The Myriad Avatars of Izumi Shikibu in Medieval Japan

  • Rajyashree Pandey (Goldsmiths, University of London)
Date
Wednesday 13 November 2024
Time
Series
Leiden Lecture Series in Japanese Studies
Location
Lipsius
Cleveringaplaats 1
2311 BD Leiden
Room
0.30

The “facts” that would allow us to construct a coherent biographical account of Izumi Shikibu’s life are flimsy at best and tell us little about the actual events and conditions that shaped it. It is through her poetic compositions, a diary Izumi Shikibu nikki attributed (not without contention) to her, and the accounts of her contemporaries in which she briefly makes an appearance that some scholars have tried to create a picture of the “real” Izumi Shikibu. My talk begins by discussing some of the methodological questions raised by this approach and turns to the works of medieval writers, proselytizers, and exegetes, which I argue, offer a different perspective on how one might understand the relationship between author and text. Rather than seeking to recover Izumi’s authentic voice, these works blur the boundaries between fact and fiction, and explore the different ways in which her life and work could be creatively reconfigured, to make possible a series of improvisations that created multiple avatars under the sign of ‘Izumi Shikibu.’  

About the speaker

Rajyashree Pandey is Professor Emerita of Japanese Studies in the Politics and International Relations department of Goldsmiths, University of London.

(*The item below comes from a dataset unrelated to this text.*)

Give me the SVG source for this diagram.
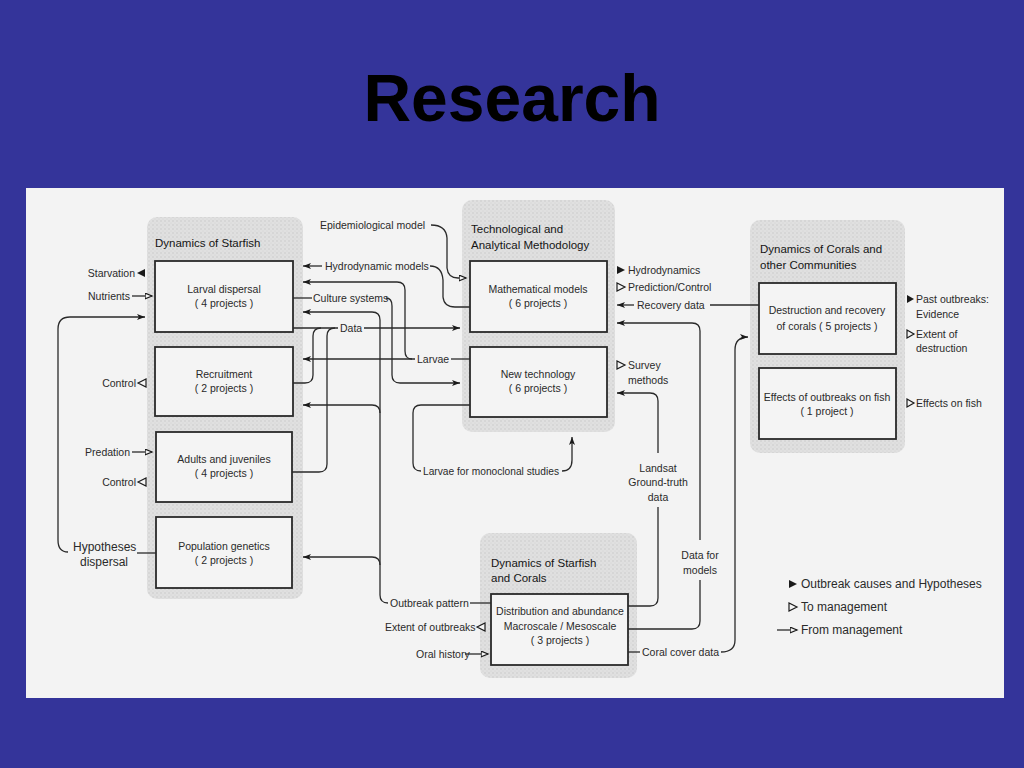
<svg xmlns="http://www.w3.org/2000/svg" width="1024" height="768" viewBox="0 0 1024 768">
<style>
.t{font-family:"Liberation Sans",Arial,sans-serif;font-size:10.5px;fill:#2a2a2a}
.h{font-family:"Liberation Sans",Arial,sans-serif;font-size:11.5px;fill:#151515}
.l{font-family:"Liberation Sans",Arial,sans-serif;font-size:12px;fill:#2a2a2a}
.m{text-anchor:middle}
.e{text-anchor:end}
.box{fill:#f4f4f4;stroke:#2a2a2a;stroke-width:1.8}
.grp{fill:url(#dots)}
.c{fill:none;stroke:#2a2a2a;stroke-width:1.3}
.a{marker-end:url(#arr)}
.o{marker-end:url(#tri)}
.ft{fill:#1a1a1a}
.ot{fill:#f4f4f4;stroke:#1a1a1a;stroke-width:1.2}
</style>
<defs>
<pattern id="dots" width="4" height="4" patternUnits="userSpaceOnUse">
<rect width="4" height="4" fill="#e0e0e0"/>
<circle cx="1" cy="1" r="0.8" fill="#c9c9c9"/>
<circle cx="3" cy="3" r="0.6" fill="#d3d3d3"/>
</pattern>
<marker id="arr" markerWidth="9" markerHeight="7" refX="8" refY="3" orient="auto" markerUnits="userSpaceOnUse">
<path d="M0,0 L8,3 L0,6 L2,3 z" fill="#1a1a1a"/>
</marker>
<marker id="tri" markerWidth="9" markerHeight="8" refX="7.5" refY="3.5" orient="auto" markerUnits="userSpaceOnUse">
<path d="M0.6,0.6 L7.5,3.5 L0.6,6.4 z" fill="#f4f4f4" stroke="#1a1a1a" stroke-width="1.2"/>
</marker>
</defs>
<rect width="1024" height="768" fill="#34349a"/>
<text x="512" y="121" text-anchor="middle" font-family="Liberation Sans,Arial,sans-serif" font-weight="bold" font-size="66" fill="#000">Research</text>
<rect x="26" y="188" width="978" height="510" fill="#f3f3f3"/>

<g id="group-starfish">
<rect class="grp" x="147" y="217" width="156" height="382" rx="10"/>
<text class="h" x="155" y="247">Dynamics of Starfish</text>
</g>
<g id="group-tech">
<rect class="grp" x="462" y="200" width="153" height="232" rx="10"/>
<text class="h" x="471" y="233">Technological and</text>
<text class="h" x="471" y="249">Analytical Methodology</text>
</g>
<g id="group-corals">
<rect class="grp" x="750" y="220" width="155" height="233" rx="10"/>
<text class="h" x="760" y="253">Dynamics of Corals and</text>
<text class="h" x="760" y="269">other Communities</text>
</g>
<g id="group-starfish-corals">
<rect class="grp" x="480" y="533" width="157" height="145" rx="10"/>
<text class="h" x="491" y="567">Dynamics of Starfish</text>
<text class="h" x="491" y="582">and Corals</text>
</g>

<g id="larval">
<rect class="box" x="155" y="261" width="138" height="71"/>
<text class="t m" x="224" y="293">Larval dispersal</text>
<text class="t m" x="224" y="307">( 4 projects )</text>
</g>
<g id="recruitment">
<rect class="box" x="155" y="347" width="138" height="69"/>
<text class="t m" x="224" y="378">Recruitment</text>
<text class="t m" x="224" y="392">( 2 projects )</text>
</g>
<g id="adults">
<rect class="box" x="156" y="432" width="136" height="70"/>
<text class="t m" x="224" y="463">Adults and juveniles</text>
<text class="t m" x="224" y="477">( 4 projects )</text>
</g>
<g id="genetics">
<rect class="box" x="156" y="517" width="136" height="71"/>
<text class="t m" x="224" y="550">Population genetics</text>
<text class="t m" x="224" y="564">( 2 projects )</text>
</g>
<g id="math">
<rect class="box" x="470" y="261" width="137" height="71"/>
<text class="t m" x="538" y="293">Mathematical models</text>
<text class="t m" x="538" y="307">( 6 projects )</text>
</g>
<g id="newtech">
<rect class="box" x="470" y="347" width="137" height="70"/>
<text class="t m" x="538" y="378">New technology</text>
<text class="t m" x="538" y="392">( 6 projects )</text>
</g>
<g id="destruction">
<rect class="box" x="759" y="283" width="137" height="71"/>
<text class="t m" x="827" y="314">Destruction and recovery</text>
<text class="t m" x="827" y="330">of corals ( 5 projects )</text>
</g>
<g id="fish">
<rect class="box" x="759" y="368" width="137" height="71"/>
<text class="t m" x="827" y="401">Effects of outbreaks on fish</text>
<text class="t m" x="827" y="415">( 1 project )</text>
</g>
<g id="distribution">
<rect class="box" x="491" y="594" width="137" height="71"/>
<text class="t m" x="560" y="615">Distribution and abundance</text>
<text class="t m" x="560" y="630">Macroscale / Mesoscale</text>
<text class="t m" x="560" y="644">( 3 projects )</text>
</g>

<g id="connectors">
<text class="t e" x="135" y="277">Starvation</text>
<polygon class="ft" points="137,273 145,269 145,277"/>
<text class="t e" x="130" y="300">Nutrients</text>
<path class="c o" d="M132 296 H152"/>
<path class="c a" d="M68 552 Q58 552 58 540 V329 Q58 317 70 317 H145"/>
<text class="l" x="73" y="551">Hypotheses</text>
<text class="l" x="80" y="566">dispersal</text>
<path class="c" d="M137 553 H156"/>
<text class="t e" x="136" y="387">Control</text>
<polygon class="ot" points="138,383 146,379 146,387"/>
<text class="t e" x="130" y="456">Predation</text>
<path class="c o" d="M132 452 H152"/>
<text class="t e" x="136" y="486">Control</text>
<polygon class="ot" points="138,482 146,478 146,486"/>

<text class="t" x="320" y="229">Epidemiological  model</text>
<path class="c o" d="M431 225 Q446 225 447 238 V268 Q448 278 458 278 H466"/>
<path class="c a" d="M322 266 H303"/>
<text class="t" x="325" y="270">Hydrodynamic  models</text>
<path class="c" d="M430 266 Q442 266 443 280 V297 Q444 307 455 307 H470"/>
<path class="c a" d="M412 359 Q405 359 405 351 V290 Q405 282 397 282 H303"/>
<path class="c a" d="M415 359 H303"/>
<text class="t" x="417" y="363">Larvae</text>
<path class="c" d="M451 359 H470"/>
<path class="c" d="M293 298 H312"/>
<text class="t" x="313" y="302">Culture systems</text>
<path class="c a" d="M386 298 Q392 298 392 306 V375 Q392 383 400 383 H460"/>
<path class="c a" d="M388 603 Q380 603 380 595 V320 Q380 312 372 312 H303"/>
<path class="c a" d="M380 413 Q380 405 372 405 H303"/>
<path class="c a" d="M380 565 Q380 557 372 557 H303"/>
<text class="t" x="390" y="607">Outbreak pattern</text>
<path class="c" d="M470 603 H491"/>
<path class="c" d="M293 328 H338"/>
<text class="t" x="340" y="332">Data</text>
<path class="c a" d="M364 328 H460"/>
<path class="c" d="M293 383 H305 Q313 383 313 375 V336 Q313 328 321 328"/>
<path class="c" d="M292 472 H319 Q327 472 327 464 V336 Q327 328 335 328"/>
<path class="c" d="M470 405 H421 Q413 405 413 413 V463 Q413 471 421 471"/>
<text class="t" x="423" y="475" textLength="136" lengthAdjust="spacingAndGlyphs">Larvae for monoclonal studies</text>
<path class="c a" d="M562 471 Q572 471 572 460 V437"/>
<text class="t" x="385" y="631">Extent of outbreaks</text>
<polygon class="ot" points="477,627 485,623 485,631"/>
<text class="t" x="416" y="658">Oral history</text>
<path class="c o" d="M465 654 H488"/>

<polygon class="ft" points="625,270 617,266 617,274"/>
<text class="t" x="628" y="274">Hydrodynamics</text>
<polygon class="ot" points="625,287 617,283 617,291"/>
<text class="t" x="628" y="291">Prediction/Control</text>
<path class="c a" d="M634 305 H617"/>
<text class="t" x="637" y="309">Recovery  data</text>
<path class="c" d="M710 305 H759"/>
<path class="c a" d="M700 540 V331 Q700 323 692 323 H617"/>
<text class="t m" x="700" y="559">Data for</text>
<text class="t m" x="700" y="574">models</text>
<path class="c" d="M628 629 H692 Q700 629 700 621 V580"/>
<polygon class="ot" points="625,365 617,361 617,369"/>
<text class="t" x="628" y="369">Survey</text>
<text class="t" x="628" y="384">methods</text>
<path class="c a" d="M658 453 V401 Q658 393 650 393 H617"/>
<text class="t m" x="658" y="472">Landsat</text>
<text class="t m" x="658" y="486">Ground-truth</text>
<text class="t m" x="658" y="501">data</text>
<path class="c" d="M628 606 H650 Q658 606 658 598 V507"/>
<path class="c" d="M628 652 H640"/>
<text class="t" x="642" y="656">Coral cover data</text>
<path class="c a" d="M721 652 Q735 652 735 640 V350 Q735 337 748 337"/>

<polygon class="ft" points="914,299 907,295 907,303"/>
<text class="t" x="916" y="303">Past outbreaks:</text>
<text class="t" x="916" y="318">Evidence</text>
<polygon class="ot" points="914,334 907,330 907,338"/>
<text class="t" x="916" y="338">Extent of</text>
<text class="t" x="916" y="352">destruction</text>
<polygon class="ot" points="914,403 907,399 907,407"/>
<text class="t" x="916" y="407">Effects on fish</text>
</g>

<g id="legend">
<polygon class="ft" points="797,584 789,580 789,588"/>
<text class="l" x="801" y="588">Outbreak causes and Hypotheses</text>
<polygon class="ot" points="797,607 789,603 789,611"/>
<text class="l" x="801" y="611">To management</text>
<path class="c o" d="M777 630 H797"/>
<text class="l" x="801" y="634">From management</text>
</g>
</svg>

She is the author of Writing and Renunciation in Medieval Japan: The Works of the Poet-Priest Kamo no Chõmei (Michigan University, Japanese Monograph Series,1998) and Perfumed Sleeves and Tangled Hair: Body, Woman, and Desire in Medieval Japanese Narratives (University of Hawaii Press, 2016). She has also published articles in a wide range of journals from Monumenta Nipponica to Postcolonial Studies on medieval Japanese literature and Buddhism, gender, sexuality, and Japanese popular culture. She is currently working on a monograph on the significance of excrement in medieval Japanese narratives.